Monk is New York and New York is Monk. Spiritually and physically. He and his piano and Nellie and the musicians and the folks who dig him... and those who don't, but listen nevertheless... all live in the parallel universe. Here Monk has epiphany after epiphany. He writes out of a vision that is 3-dimensional... sound and vision. The work is incomparable. Thelonious... a mirror image designed and built from one conundrum after the other. "Ruby My Dear." Thick yet tender. "Well You Needn't..". two-fisted ironic... shame on those who did not comprehend follow the line of sight to learn of the new vision. "Epistrophy..". the duterocanonical, epiphonically-speaking gospel according to His Monasticity... the Law of Monk. Gravity is suspended from the sky and harmony loops like magic, connecting the past with the present and the future in a magnificent ring of energy. Then Monk makes time stand still as we breathe in, circulating that which we breathe... our lungs awash with the purifying fire and the perceptual light of Thelonious. Ah! Now Thelonious' voice: The quintessential epistle born of tradition and steeped in modernity for generations to come, trinkling down from Arrarat, or Sinai like the most tender, liquid cleansing fire. "Round About Midnight."

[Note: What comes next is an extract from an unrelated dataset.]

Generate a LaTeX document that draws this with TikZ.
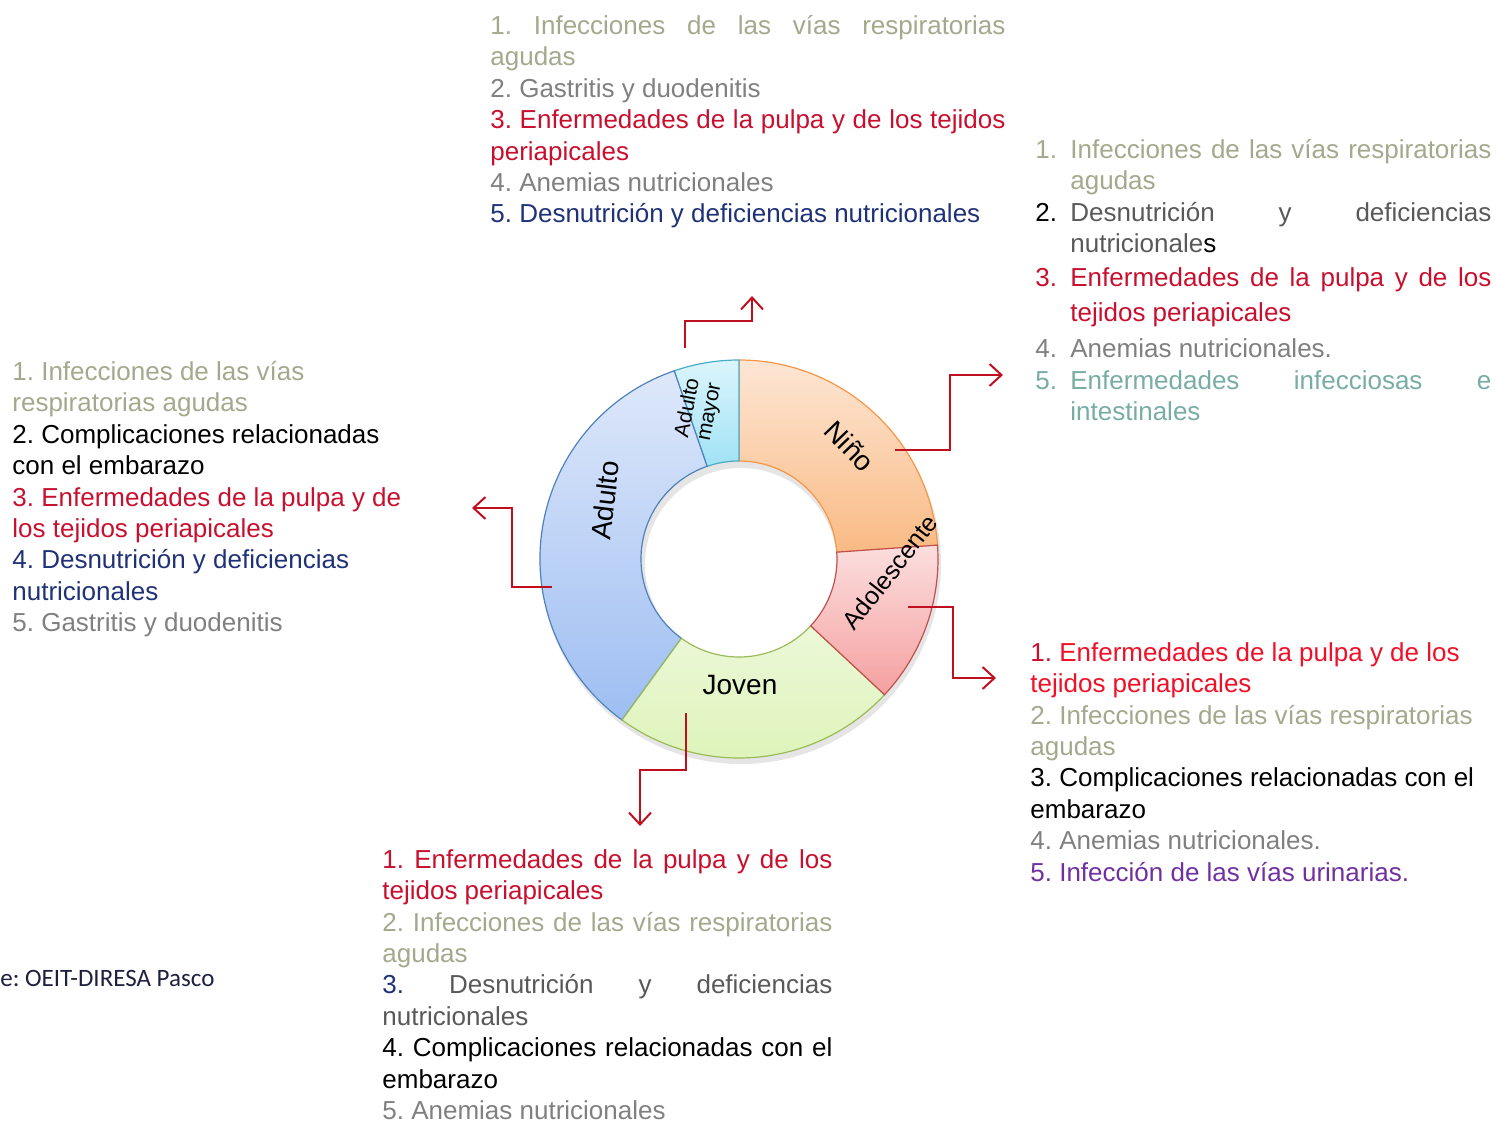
\documentclass[tikz,border=0pt]{standalone}
\usepackage{fontspec}
\setmainfont{Liberation Sans}
\newfontfamily\srcfont{Carlito}
\usetikzlibrary{arrows.meta, calc, positioning}
\frenchspacing

\definecolor{flecha}{RGB}{192,16,32}
\definecolor{infverde}{RGB}{163,169,140}
\definecolor{gris}{RGB}{128,128,128}
\definecolor{grisosc}{RGB}{89,89,89}
\definecolor{pulpa}{RGB}{200,16,46}
\definecolor{rojovivo}{RGB}{240,16,40}
\definecolor{marino}{RGB}{31,50,120}
\definecolor{verdeazul}{RGB}{120,172,165}
\definecolor{morado}{RGB}{112,48,160}

\newcommand{\estira}[2]{\makebox[#1][s]{#2}}
\newcommand{\num}[1]{\makebox[17.5pt][l]{#1}}
\newcommand{\sang}{\hspace*{17.5pt}}

\tikzset{
  lista/.style={anchor=north west, inner sep=0pt, align=left, font=\fontsize{13}{15.7}\selectfont},
  conector/.style={draw=flecha, line width=1pt, -{Straight Barb[length=6pt,width=11pt]}},
  etiqueta/.style={inner sep=0pt, font=\fontsize{14}{16}\selectfont},
  nino/.style={draw={rgb,255:red,247;green,150;blue,70}, line width=0.6pt,
    top color={rgb,255:red,253;green,230;blue,212}, bottom color={rgb,255:red,249;green,186;blue,132}},
  amayor/.style={draw={rgb,255:red,75;green,172;blue,198}, line width=0.6pt,
    top color={rgb,255:red,220;green,245;blue,252}, bottom color={rgb,255:red,160;green,226;blue,245}},
  adulto/.style={draw={rgb,255:red,79;green,129;blue,189}, line width=0.6pt,
    top color={rgb,255:red,222;green,232;blue,250}, bottom color={rgb,255:red,158;green,190;blue,242}},
  joven/.style={draw={rgb,255:red,155;green,187;blue,89}, line width=0.6pt,
    top color={rgb,255:red,236;green,248;blue,216}, bottom color={rgb,255:red,220;green,243;blue,182}},
  adol/.style={draw={rgb,255:red,192;green,80;blue,77}, line width=0.6pt,
    top color={rgb,255:red,252;green,222;blue,222}, bottom color={rgb,255:red,245;green,160;blue,160}}
}

\begin{document}
\begin{tikzpicture}[x=0.5pt, y=0.5pt]
\useasboundingbox (0,0) rectangle (1496,-1123);
\coordinate (centro) at (739,-559);

% anillo
\fill[black!10, even odd rule] ($(centro)+(2,-5)$) circle[radius=200] ($(centro)+(2,-5)$) circle[radius=96];
\path[nino] ($(centro)+(4:199)$) arc[start angle=4, end angle=90, radius=199]
  -- ($(centro)+(90:98)$) arc[start angle=90, end angle=4, radius=98] -- cycle;
\path[amayor] ($(centro)+(90:199)$) arc[start angle=90, end angle=109, radius=199]
  -- ($(centro)+(109:98)$) arc[start angle=109, end angle=90, radius=98] -- cycle;
\path[adulto] ($(centro)+(109:199)$) arc[start angle=109, end angle=234, radius=199]
  -- ($(centro)+(234:98)$) arc[start angle=234, end angle=109, radius=98] -- cycle;
\path[joven] ($(centro)+(234:199)$) arc[start angle=234, end angle=317, radius=199]
  -- ($(centro)+(317:98)$) arc[start angle=317, end angle=234, radius=98] -- cycle;
\path[adol] ($(centro)+(317:199)$) arc[start angle=317, end angle=364, radius=199]
  -- ($(centro)+(364:98)$) arc[start angle=364, end angle=317, radius=98] -- cycle;

\node[etiqueta, rotate=-46] (lblnino) at (850,-446) {Niño};
\node[etiqueta, rotate=83] (lbladulto) at (605,-500) {Adulto};
\node[etiqueta] (lbljoven) at (740,-685) {Joven};
\node[etiqueta, rotate=52, font=\fontsize{12.5}{14}\selectfont] (lbladol) at (890,-572) {Adolescente};
\node[etiqueta, rotate=79, align=center, font=\fontsize{10.5}{11}\selectfont] (lblamayor) at (699,-410) {Adulto\\mayor};

% listas
\node[lista] (top) at (490,-15) {%
  \textcolor{infverde}{\estira{257.5pt}{1. Infecciones de las vías respiratorias}}\\
  \textcolor{infverde}{agudas}\\
  \textcolor{gris}{2. Gastritis y duodenitis}\\
  \textcolor{pulpa}{\estira{257.5pt}{3. Enfermedades de la pulpa y de los tejidos}}\\
  \textcolor{pulpa}{periapicales}\\
  \textcolor{gris}{4. Anemias nutricionales}\\
  \textcolor{marino}{5. Desnutrición y deficiencias nutricionales}};

\node[lista] (der) at (1035,-139) {%
  \textcolor{infverde}{\num{1.}\estira{210.5pt}{Infecciones de las vías respiratorias}}\\
  \textcolor{infverde}{\sang agudas}\\
  \num{2.}\textcolor{grisosc}{\estira{210.5pt}{Desnutrición y deficiencias}}\\
  \sang\textcolor{grisosc}{nutricionale}s\\[1.3pt]
  \textcolor{pulpa}{\num{3.}\estira{210.5pt}{Enfermedades de la pulpa y de los}}\\[1.8pt]
  \textcolor{pulpa}{\sang tejidos periapicales}\\[2.3pt]
  \textcolor{gris}{\num{4.}Anemias nutricionales.}\\
  \textcolor{verdeazul}{\num{5.}\estira{210.5pt}{Enfermedades infecciosas e}}\\
  \textcolor{verdeazul}{\sang intestinales}};

\node[lista] (izq) at (12,-361) {%
  \textcolor{infverde}{1. Infecciones de las vías}\\
  \textcolor{infverde}{respiratorias agudas}\\
  2. Complicaciones relacionadas\\
  con el embarazo\\
  \textcolor{pulpa}{3. Enfermedades de la pulpa y de}\\
  \textcolor{pulpa}{los tejidos periapicales}\\
  \textcolor{marino}{4. Desnutrición y deficiencias}\\
  \textcolor{marino}{nutricionales}\\
  \textcolor{gris}{5. Gastritis y duodenitis}};

\node[lista] (abder) at (1030,-642) {%
  \textcolor{pulpa}{1.} \textcolor{rojovivo}{Enfermedades de la pulpa y de los}\\
  \textcolor{rojovivo}{tejidos periapicales}\\
  \textcolor{infverde}{2. Infecciones de las vías respiratorias}\\
  \textcolor{infverde}{agudas}\\
  3. Complicaciones relacionadas con el\\
  embarazo\\
  \textcolor{gris}{4. Anemias nutricionales.}\\
  \textcolor{morado}{5. Infección de las vías urinarias.}};

\node[lista] (abajo) at (382,-849) {%
  \textcolor{pulpa}{\estira{225pt}{1. Enfermedades de la pulpa y de los}}\\
  \textcolor{pulpa}{tejidos periapicales}\\
  \textcolor{infverde}{\estira{225pt}{2. Infecciones de las vías respiratorias}}\\
  \textcolor{infverde}{agudas}\\
  \estira{225pt}{\textcolor{marino}{3.} \textcolor{grisosc}{Desnutrición} \textcolor{grisosc}{y} \textcolor{grisosc}{deficiencias}}\\
  \textcolor{grisosc}{nutricionales}\\
  \estira{225pt}{4. Complicaciones relacionadas con el}\\
  embarazo\\
  \textcolor{gris}{5. Anemias nutricionales}};

\node[anchor=west, inner sep=0pt, text={rgb,255:red,31;green,32;blue,64}, font=\srcfont\fontsize{12.5}{15}\selectfont] (fuente) at (0,-978) {e: OEIT-DIRESA Pasco};

% conectores
\coordinate (amayor-out) at (685,-348);
\coordinate (amayor-fin) at (752,-296);
\coordinate (nino-out) at (895,-450);
\coordinate (nino-fin) at (1003,-375);
\coordinate (adulto-out) at (552,-587);
\coordinate (adulto-fin) at (472,-508);
\coordinate (adol-out) at (908,-607);
\coordinate (adol-fin) at (996,-678);
\coordinate (joven-out) at (686,-713);
\coordinate (joven-fin) at (640,-826);
\draw[conector] (amayor-out) -- ++(0,27) -| (amayor-fin);
\draw[conector] (nino-out) -- ++(55,0) |- (nino-fin);
\draw[conector] (adulto-out) -- ++(-40,0) |- (adulto-fin);
\draw[conector] (adol-out) -- ++(45,0) |- (adol-fin);
\draw[conector] (joven-out) -- ++(0,-57) -| (joven-fin);
\end{tikzpicture}
\end{document}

I am struck by the music. It is fat and round and comes from a perception never experienced before. I am drawn in just like I am to the Dutch artist, Maurits Cornelius Escher... who has a vision no less beguiling...

Escher's paintings... like the rhythmic certainty of Monk's pieces, have an intuitive sense of mathematics. And like Monk's beguiling harmonic schematics, Escher's schematics are just so. Like "Drawing Hands," in 1948, two hands, (Monk's running through any of his compositions?) are caught in their own embrace as they paint (Monk's would play) a prototypical schematic designs. Sky and Water where fish ascend from sea to sky, transmogrifying into birds once in the upper atmosphere of the landscape. "Ascending and Descending," a tantalizing 1960 lithograph where people exist and go about life on different planes all at the same time, just as he did in an earlier (1953) work, "Relativity." The mystifying work best describes Monk's vision of sonic architecture. I apply it to a number of his songs as I spin a Monk record. Any record. Here's why:

In the world of Relativity, there are actually three sources of gravity, each being orthogonal to the two others. Each inhabitant lives in one of the gravity wells, where normal physical laws apply. There are sixteen characters, spread between each gravity source. The apparent confusion of the lithograph print comes from the fact that the three gravity sources are depicted in the same space.

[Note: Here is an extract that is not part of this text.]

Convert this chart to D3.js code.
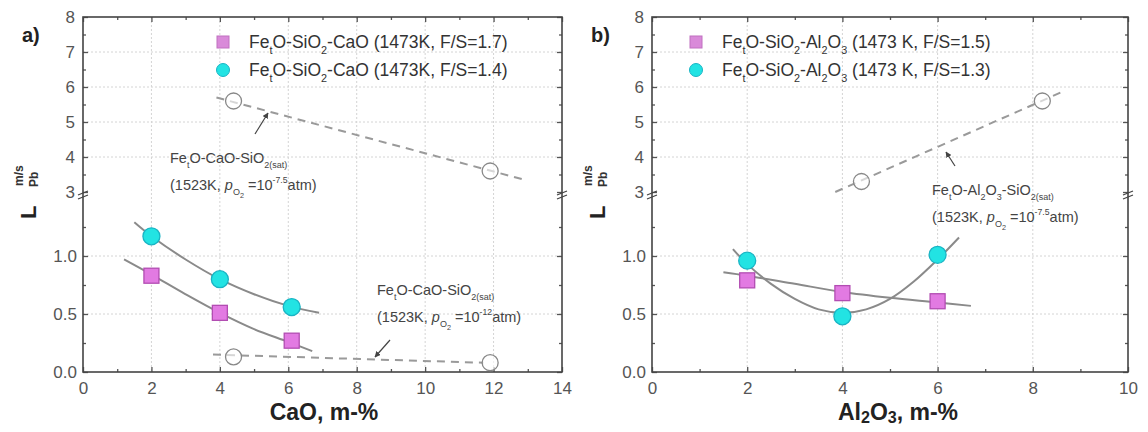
<!DOCTYPE html>
<html><head><meta charset="utf-8">
<script src="https://cdn.jsdelivr.net/npm/d3@7"></script>
<style>body{margin:0;background:#fff}svg{display:block;font-family:Arial,"Liberation Sans",sans-serif}</style>
</head><body><svg id="c" width="1148" height="432"></svg>
<script>
// ---------- data ----------
const xTicksA = [0, 2, 4, 6, 8, 10, 12, 14];
const xTicksB = [0, 2, 4, 6, 8, 10];
const yTicksHi = [3, 4, 5, 6, 7, 8];
const yTicksLo = [0.0, 0.5, 1.0];

// panel a) CaO
const caoSqX = [2, 4, 6.1];
const caoSqY = [0.83, 0.51, 0.27];
const caoCiX = [2, 4, 6.1];
const caoCiY = [1.17, 0.80, 0.56];
const caoFitSqX = [1.2, 2, 3, 4, 5, 6, 6.7];
const caoFitSqY = [0.97, 0.84, 0.67, 0.51, 0.37, 0.26, 0.18];
const caoFitCiX = [1.5, 2, 3, 4, 5, 6, 6.9];
const caoFitCiY = [1.29, 1.17, 0.97, 0.80, 0.67, 0.57, 0.51];
const caoOpenHiX = [4.4, 11.9];
const caoOpenHiY = [5.6, 3.6];
const caoDashHiX = [3.9, 12.9];
const caoDashHiY = [5.7, 3.35];
const caoOpenLoX = [4.4, 11.9];
const caoOpenLoY = [0.13, 0.08];
const caoDashLoX = [3.8, 11.7];
const caoDashLoY = [0.15, 0.08];

// panel b) Al2O3
const alSqX = [2, 4, 6];
const alSqY = [0.79, 0.68, 0.61];
const alCiX = [2, 4, 6];
const alCiY = [0.96, 0.48, 1.01];
const alFitSqX = [1.5, 2, 3, 4, 5, 6, 6.7];
const alFitSqY = [0.86, 0.83, 0.76, 0.69, 0.64, 0.60, 0.57];
const alFitCiX = [1.7, 2, 2.5, 3, 3.5, 4, 4.5, 5, 5.5, 6, 6.45];
const alFitCiY = [1.06, 0.93, 0.76, 0.63, 0.54, 0.51, 0.54, 0.63, 0.78, 0.97, 1.16];
const alOpenHiX = [4.4, 8.2];
const alOpenHiY = [3.3, 5.6];
const alDashHiX = [3.85, 8.6];
const alDashHiY = [3.0, 5.85];

const legendA = ["F/S=1.7", "F/S=1.4"];
const legendB = ["F/S=1.5", "F/S=1.3"];

// ---------- drawing ----------
const svg = d3.select("#c");
const defs = svg.append("defs");
defs.append("marker").attr("id", "ah").attr("viewBox", "0 0 10 10").attr("refX", 9).attr("refY", 5)
  .attr("markerWidth", 5).attr("markerHeight", 5).attr("orient", "auto")
  .append("path").attr("d", "M0,0L10,5L0,10z").attr("fill", "#444");

const yLo = d3.scaleLinear([0, 1.5], [372, 198]);
const yHi = d3.scaleLinear([3, 8], [192, 17]);
const Y = v => v <= 2 ? yLo(v) : yHi(v);

const magFill = "#e27ae2", magStroke = "#b24db2";
const cyFill = "#22e3e3", cyStroke = "#19b4c4";

function rich(g, x, y, segs, size, attrs) {
  const t = g.append("text").attr("x", x).attr("y", y).attr("font-size", size);
  Object.entries(attrs || {}).forEach(([k, v]) => t.attr(k, v));
  let cur = 0;
  segs.forEach(([s, st]) => {
    let fs = size, shift = 0;
    if (st === "sub") { fs = size * 0.62; shift = size * 0.32; }
    if (st === "subT") { fs = size * 0.7; shift = size * 0.12; }
    if (st === "sup") { fs = size * 0.6; shift = -size * 0.5; }
    if (st === "subsub") { fs = size * 0.5; shift = size * 0.55; }
    const ts = t.append("tspan").attr("dy", (shift - cur).toFixed(2)).attr("font-size", fs).text(s);
    if (st === "i") ts.attr("font-style", "italic");
    cur = shift;
  });
  return t;
}

function panel(opt) {
  const g = svg.append("g");
  const x = opt.x;
  const [x0, x1] = x.range();
  const top = 17, bot = 372;

  // grid
  const gridC = "#d4d4d4";
  opt.xTicks.slice(1, -1).forEach(v => {
    g.append("line").attr("x1", x(v)).attr("x2", x(v)).attr("y1", top).attr("y2", bot)
      .attr("stroke", gridC).attr("stroke-width", 1).attr("stroke-dasharray", "2,2");
  });
  [4, 5, 6, 7].forEach(v => g.append("line").attr("x1", x0).attr("x2", x1).attr("y1", yHi(v)).attr("y2", yHi(v))
    .attr("stroke", gridC).attr("stroke-dasharray", "2,2"));
  [0.5, 1.0].forEach(v => g.append("line").attr("x1", x0).attr("x2", x1).attr("y1", yLo(v)).attr("y2", yLo(v))
    .attr("stroke", gridC).attr("stroke-dasharray", "2,2"));

  // axes
  const axC = "#555";
  const styleAxis = s => {
    s.select(".domain").remove();
    s.selectAll("line").attr("stroke", axC).attr("stroke-width", 1.3);
    s.selectAll("text").attr("fill", "#555").attr("font-size", 17).attr("font-family", "Arial, Liberation Sans, sans-serif");
  };
  const xMinor = d3.range(x.domain()[0] + 1, x.domain()[1], 2);
  g.append("g").attr("transform", `translate(0,${bot})`)
    .call(d3.axisBottom(x).tickValues(opt.xTicks).tickFormat(d3.format("d")).tickSize(-5).tickPadding(10)).call(styleAxis);
  g.append("g").attr("transform", `translate(0,${bot})`)
    .call(d3.axisBottom(x).tickValues(xMinor).tickFormat("").tickSize(-3)).call(styleAxis);
  g.append("g").attr("transform", `translate(0,${top})`)
    .call(d3.axisTop(x).tickValues(opt.xTicks).tickFormat("").tickSize(-5)).call(styleAxis);
  g.append("g").attr("transform", `translate(0,${top})`)
    .call(d3.axisTop(x).tickValues(xMinor).tickFormat("").tickSize(-3)).call(styleAxis);

  const hiMinor = [3.5, 4.5, 5.5, 6.5, 7.5];
  const loMinor = [0.25, 0.75, 1.25];
  [[d3.axisLeft, x0, true], [d3.axisRight, x1, false]].forEach(([ax, pos, lab]) => {
    g.append("g").attr("transform", `translate(${pos},0)`)
      .call(ax(yHi).tickValues(yTicksHi).tickFormat(lab ? d3.format("d") : "").tickSize(-5).tickPadding(8)).call(styleAxis);
    g.append("g").attr("transform", `translate(${pos},0)`)
      .call(ax(yHi).tickValues(hiMinor).tickFormat("").tickSize(-3)).call(styleAxis);
    g.append("g").attr("transform", `translate(${pos},0)`)
      .call(ax(yLo).tickValues(yTicksLo).tickFormat(lab ? d3.format(".1f") : "").tickSize(-5).tickPadding(6)).call(styleAxis);
    g.append("g").attr("transform", `translate(${pos},0)`)
      .call(ax(yLo).tickValues(loMinor).tickFormat("").tickSize(-3)).call(styleAxis);
  });

  // frame
  g.append("rect").attr("x", x0).attr("y", top).attr("width", x1 - x0).attr("height", bot - top)
    .attr("fill", "none").attr("stroke", "#444").attr("stroke-width", 1.6);
  // break marks
  [x0, x1].forEach(px => {
    [-2, 2].forEach(o => g.append("line").attr("x1", px - 5).attr("x2", px + 5)
      .attr("y1", 195 + o + 2).attr("y2", 195 + o - 2).attr("stroke", "#444").attr("stroke-width", 1.2));
  });

  // dashed reference lines
  const line = d3.line().x(d => x(d[0])).y(d => Y(d[1]));
  opt.dashes.forEach(([xs, ys]) => {
    g.append("path").attr("d", line(d3.zip(xs, ys))).attr("fill", "none")
      .attr("stroke", "#9a9a9a").attr("stroke-width", 2).attr("stroke-dasharray", "8,6");
  });
  opt.opens.forEach(([xs, ys]) => {
    d3.zip(xs, ys).forEach(d => g.append("circle").attr("cx", x(d[0])).attr("cy", Y(d[1])).attr("r", 8)
      .attr("fill", "#fff").attr("fill-opacity", 0.6).attr("stroke", "#888").attr("stroke-width", 1.3));
  });

  // fits
  const curve = d3.line().x(d => x(d[0])).y(d => Y(d[1])).curve(d3.curveCatmullRom);
  opt.fits.forEach(([xs, ys]) => {
    g.append("path").attr("d", curve(d3.zip(xs, ys))).attr("fill", "none")
      .attr("stroke", "#8a8a8a").attr("stroke-width", 2);
  });

  // markers
  d3.zip(opt.sq[0], opt.sq[1]).forEach(d => g.append("rect")
    .attr("x", x(d[0]) - 7.5).attr("y", Y(d[1]) - 7.5).attr("width", 15).attr("height", 15)
    .attr("fill", magFill).attr("stroke", magStroke).attr("stroke-width", 1.3));
  d3.zip(opt.ci[0], opt.ci[1]).forEach(d => g.append("circle")
    .attr("cx", x(d[0])).attr("cy", Y(d[1])).attr("r", 8.5)
    .attr("fill", cyFill).attr("stroke", cyStroke).attr("stroke-width", 1.3));

  // arrows
  opt.arrows.forEach(a => g.append("line").attr("x1", a[0]).attr("y1", a[1]).attr("x2", a[2]).attr("y2", a[3])
    .attr("stroke", "#444").attr("stroke-width", 1.2).attr("marker-end", "url(#ah)"));

  // legend
  const lx = opt.legX;
  g.append("rect").attr("x", lx - 6).attr("y", 42 - 6).attr("width", 12).attr("height", 12)
    .attr("fill", "#d98ad9").attr("stroke", "#c070c0");
  g.append("circle").attr("cx", lx).attr("cy", 70).attr("r", 6.5).attr("fill", cyFill).attr("stroke", cyStroke);
  opt.legTexts.forEach((segs, i) => rich(g, lx + 26, 48 + i * 28, segs, 17.5, { fill: "#333" }));

  // panel label
  g.append("text").attr("x", x0 - 61).attr("y", 42).attr("font-size", 20).attr("font-weight", "bold")
    .attr("fill", "#222").text(opt.label);

  // y label
  const yl = g.append("g").attr("transform", `translate(${x0 - 47},219) rotate(-90)`);
  yl.append("text").attr("x", 0).attr("y", 0).attr("font-size", 22).attr("font-weight", "bold").attr("fill", "#222").text("L");
  yl.append("text").attr("x", 33).attr("y", -13).attr("font-size", 12).attr("font-weight", "bold").attr("fill", "#333").text("m/s");
  yl.append("text").attr("x", 32).attr("y", 2).attr("font-size", 12).attr("font-weight", "bold").attr("fill", "#333").text("Pb");

  // x title
  rich(g, opt.xTitleX, 420, opt.xTitle, 23, { "font-weight": "bold", fill: "#222", "text-anchor": "middle" });

  // annotations
  opt.notes.forEach(n => {
    rich(g, n.x, n.y, n.l1, 14.5, { fill: "#444" });
    rich(g, n.x, n.y + 27, n.l2, 14.5, { fill: "#444" });
  });
}

const xA = d3.scaleLinear([0, 14], [83, 562]);
const xB = d3.scaleLinear([0, 10], [652, 1128]);

const line2 = p => [["(1523K, "], ["p", "i"], ["O", "sub"], ["2", "subsub"], [" =10"], [p, "sup"], ["atm)"]];

panel({
  x: xA, xTicks: xTicksA, label: "a)",
  sq: [caoSqX, caoSqY], ci: [caoCiX, caoCiY],
  fits: [[caoFitSqX, caoFitSqY], [caoFitCiX, caoFitCiY]],
  dashes: [[caoDashHiX, caoDashHiY], [caoDashLoX, caoDashLoY]],
  opens: [[caoOpenHiX, caoOpenHiY], [caoOpenLoX, caoOpenLoY]],
  arrows: [[255, 134, 268, 113], [390, 340, 375, 357]],
  legX: 223,
  legTexts: legendA.map(s => [["Fe"], ["t", "sub"], ["O-SiO"], ["2", "sub"], ["-CaO (1473K, " + s + ")"]]),
  xTitleX: 324, xTitle: [["CaO, m-%"]],
  notes: [
    { x: 170, y: 163, l1: [["Fe"], ["t", "sub"], ["O-CaO-SiO"], ["2(sat)", "sub"]], l2: line2("-7.5") },
    { x: 377, y: 295, l1: [["Fe"], ["t", "sub"], ["O-CaO-SiO"], ["2(sat)", "sub"]], l2: line2("-12") }
  ]
});

panel({
  x: xB, xTicks: xTicksB, label: "b)",
  sq: [alSqX, alSqY], ci: [alCiX, alCiY],
  fits: [[alFitSqX, alFitSqY], [alFitCiX, alFitCiY]],
  dashes: [[alDashHiX, alDashHiY]],
  opens: [[alOpenHiX, alOpenHiY]],
  arrows: [[955, 166, 946, 152]],
  legX: 696,
  legTexts: legendB.map(s => [["Fe"], ["t", "sub"], ["O-SiO"], ["2", "sub"], ["-Al"], ["2", "sub"], ["O"], ["3", "sub"], [" (1473 K, " + s + ")"]]),
  xTitleX: 898, xTitle: [["Al"], ["2", "subT"], ["O"], ["3", "subT"], [", m-%"]],
  notes: [
    { x: 932, y: 195, l1: [["Fe"], ["t", "sub"], ["O-Al"], ["2", "sub"], ["O"], ["3", "sub"], ["-SiO"], ["2(sat)", "sub"]], l2: line2("-7.5") }
  ]
});
</script></body></html>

The structure has three stairways, and each stairway can be used by people who belong to two different gravitational sources. This creates interesting phenomena, such as in the top stairway, where two inhabitants use the same stairway in the same direction and on the same side, but each using a different face of each step; thus, one descends the stairway as the other climbs it, even while moving in the same direction nearly side-by-side. In the other stairways, inhabitants are depicted as climbing the stairways upside-down, but based on their own gravity source, they are climbing normally. The Bal-Lue Bolivar Ba-Lues-Are.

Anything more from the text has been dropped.